In a dynamically changing world arena there can be few countries better-positioned or more attractive than today’s “energized”, fiscally-sound and highly invest-able Canada. Long gone is the spoilt, deficit-ridden, debt-bloated Canada of the 1990’s: in its place a leading edge economy that can rank and compete with the world’s best, and provide the developing Asian market like few others.
While Canada’s recovery future is not locked down in what is also an increasingly interconnected world, the economic agenda of the majority Conservative government is achievable, credible and investment-friendly – not only in the natural resources for which we have long been famous, but now also a whole lot more besides!
I cannot over-emphasize Canada’s emerging superpower status across the entire energy spectrum to – hydro carbons and other. In addition, modern-day Canada offers the widest array of world class non-resource leaders in banking and financial services, our consumer and manufacturing sectors, communications, electronics, et al.
Furthermore, I’m convinced that the remarkable trend changes in Canada favour vis-à-vis the next-door U.S. over the opening decade of the 21st century are here to stay.
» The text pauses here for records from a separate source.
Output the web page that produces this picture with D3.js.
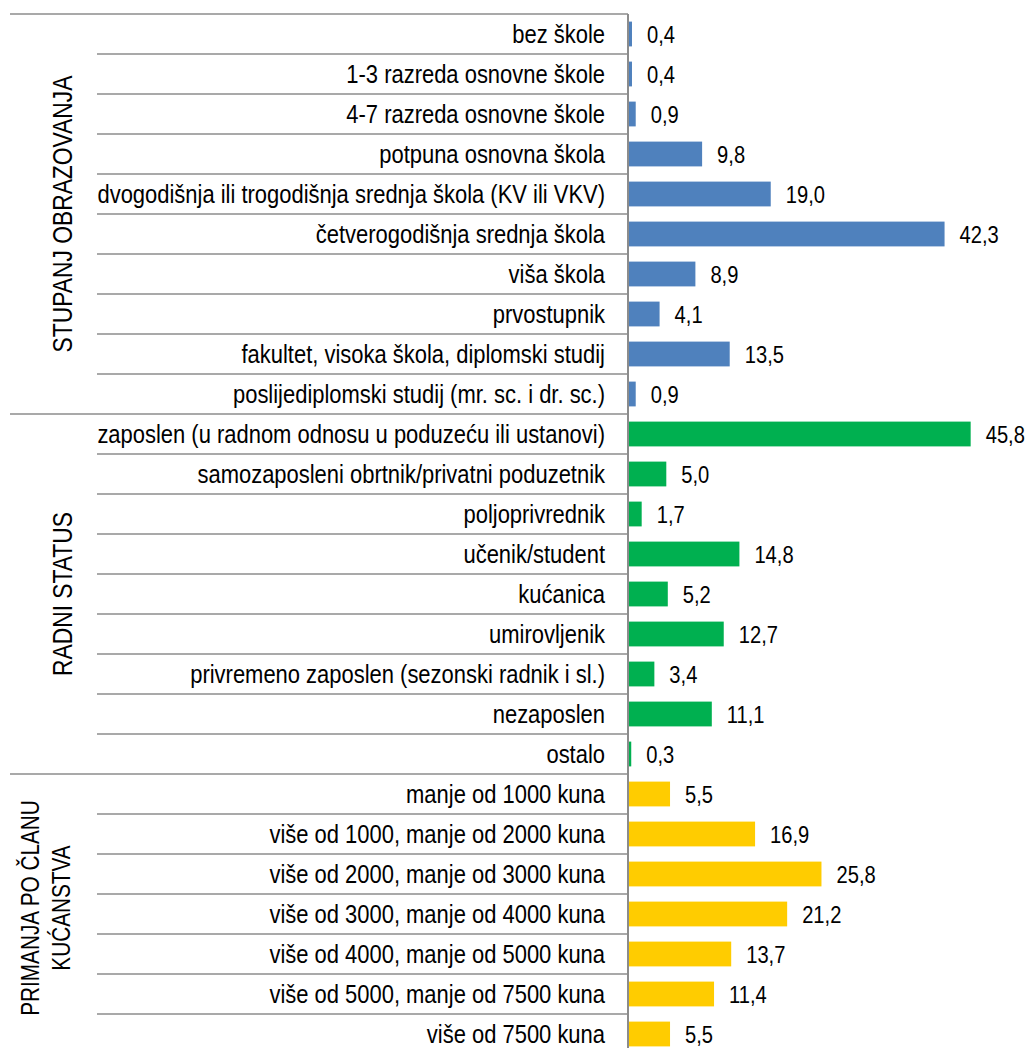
<!DOCTYPE html>
<html><head><meta charset="utf-8">
<script src="https://cdn.jsdelivr.net/npm/d3@7"></script>
<style>body{margin:0;background:#fff}svg{display:block}text{font-family:"Liberation Sans",Arial,sans-serif}</style>
</head><body><svg id="c" width="1031" height="1048"></svg>
<script>
const groups = ["STUPANJ OBRAZOVANJA", "RADNI STATUS", "PRIMANJA PO ČLANU|KUĆANSTVA"];
const groupColors = ["#4F81BD", "#00B050", "#FFCC00"];
const eduCategories = ["bez škole","1-3 razreda osnovne škole","4-7 razreda osnovne škole","potpuna osnovna škola","dvogodišnja ili trogodišnja srednja škola (KV ili VKV)","četverogodišnja srednja škola","viša škola","prvostupnik","fakultet, visoka škola, diplomski studij","poslijediplomski studij (mr. sc. i dr. sc.)"];
const eduValues = [0.4,0.4,0.9,9.8,19.0,42.3,8.9,4.1,13.5,0.9];
const statusCategories = ["zaposlen (u radnom odnosu u poduzeću ili ustanovi)","samozaposleni obrtnik/privatni poduzetnik","poljoprivrednik","učenik/student","kućanica","umirovljenik","privremeno zaposlen (sezonski radnik i sl.)","nezaposlen","ostalo"];
const statusValues = [45.8,5.0,1.7,14.8,5.2,12.7,3.4,11.1,0.3];
const incomeCategories = ["manje od 1000 kuna","više od 1000, manje od 2000 kuna","više od 2000, manje od 3000 kuna","više od 3000, manje od 4000 kuna","više od 4000, manje od 5000 kuna","više od 5000, manje od 7500 kuna","više od 7500 kuna"];
const incomeValues = [5.5,16.9,25.8,21.2,13.7,11.4,5.5];

const catsByGroup = [eduCategories, statusCategories, incomeCategories];
const valsByGroup = [eduValues, statusValues, incomeValues];
const rows = [];
catsByGroup.forEach((cs, g) => cs.forEach((c, i) => rows.push({key: g + "|" + i, label: c, value: valsByGroup[g][i], group: g, first: i === 0})));

const svg = d3.select("#c");
const topY = 14, rowH = 40;
const y = d3.scaleBand().domain(rows.map(r => r.key)).range([topY, topY + rowH * rows.length]).paddingInner(0.38).paddingOuter(0.19);
const yr = d3.scaleBand().domain(rows.map(r => r.key)).range([topY, topY + rowH * rows.length]);
const x0 = 629;
const x = d3.scaleLinear().domain([0, 50]).range([x0, x0 + 373]);
const fmt = v => d3.format(".1f")(v).replace(".", ",");
const SX = 0.84;

const lineColor = "#8c8c8c";
rows.forEach(r => {
  svg.append("line").attr("x1", r.first ? 10 : 97).attr("x2", x0 - 1)
    .attr("y1", yr(r.key)).attr("y2", yr(r.key)).attr("stroke", lineColor).attr("stroke-width", 1.5);
});
const last = rows[rows.length - 1];
svg.append("line").attr("x1", 10).attr("x2", x0 - 1).attr("y1", yr(last.key) + rowH).attr("y2", yr(last.key) + rowH).attr("stroke", lineColor).attr("stroke-width", 1.5);

svg.selectAll("rect.bar").data(rows).join("rect").attr("class", "bar")
  .attr("x", x(0)).attr("y", d => y(d.key)).attr("width", d => x(d.value) - x(0)).attr("height", y.bandwidth())
  .attr("fill", d => groupColors[d.group]);

svg.append("line").attr("x1", x0 - 1).attr("x2", x0 - 1).attr("y1", topY).attr("y2", 1048).attr("stroke", lineColor).attr("stroke-width", 2);

svg.selectAll("text.cat").data(rows).join("text").attr("class", "cat")
  .attr("transform", d => `translate(605,${yr(d.key) + rowH / 2 + 8.6}) scale(0.845,1)`)
  .attr("text-anchor", "end").attr("font-size", 26).attr("fill", "#000").text(d => d.label);

svg.selectAll("text.val").data(rows).join("text").attr("class", "val")
  .attr("transform", d => `translate(${x(d.value) + 15},${yr(d.key) + rowH / 2 + 8.6}) scale(${SX},1)`)
  .attr("font-size", 24).attr("fill", "#000").text(d => fmt(d.value));

const groupCenters = [214, 594, 908];
groups.forEach((g, i) => {
  const lines = g.split("|");
  const t = svg.append("text").attr("transform", `translate(${lines.length > 1 ? 39 : 72},${groupCenters[i]}) rotate(-90) scale(0.83,1)`)
    .attr("text-anchor", "middle").attr("font-size", lines.length > 1 ? 25 : 27.5).attr("fill", "#000");
  lines.forEach((l, j) => t.append("tspan").attr("x", 0).attr("dy", j === 0 ? 0 : 31).text(l));
});
</script></body></html>
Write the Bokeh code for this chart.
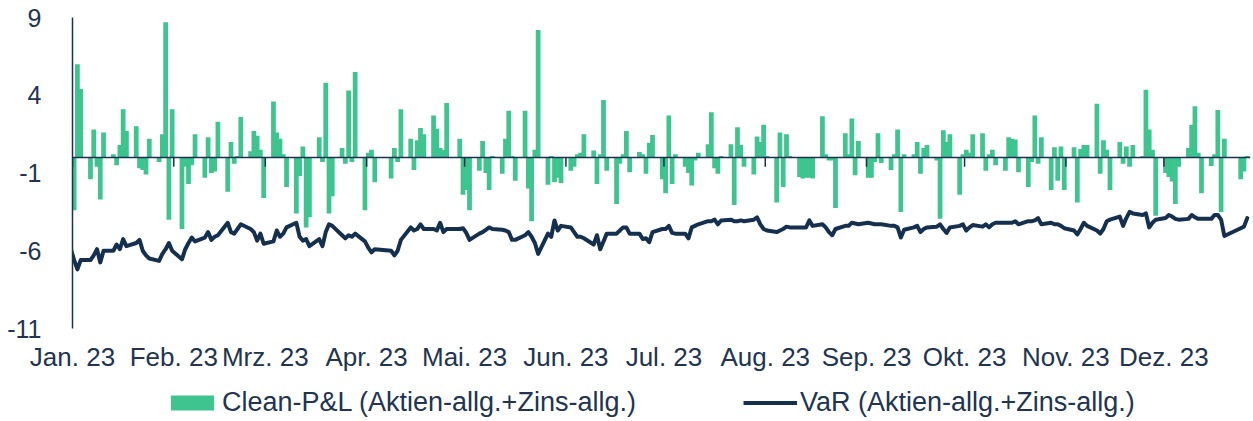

America may be cheaper shorter-term, and right now could be the cheapest and best-performing market in the world in stock market terms, as it was in 2011. But when you get your hands on trend changes like those currently gaining momentum, that modern-day Canadian “train” is still just leaving the station.
As I look forward to keeping MGIS clients and subscribers posted, I confidently continue recommending today’s Canada for growth and safe passage in an enthralling world in which one must own rather than loan in which Canada stands out for its exceptional investment perhaps as never before!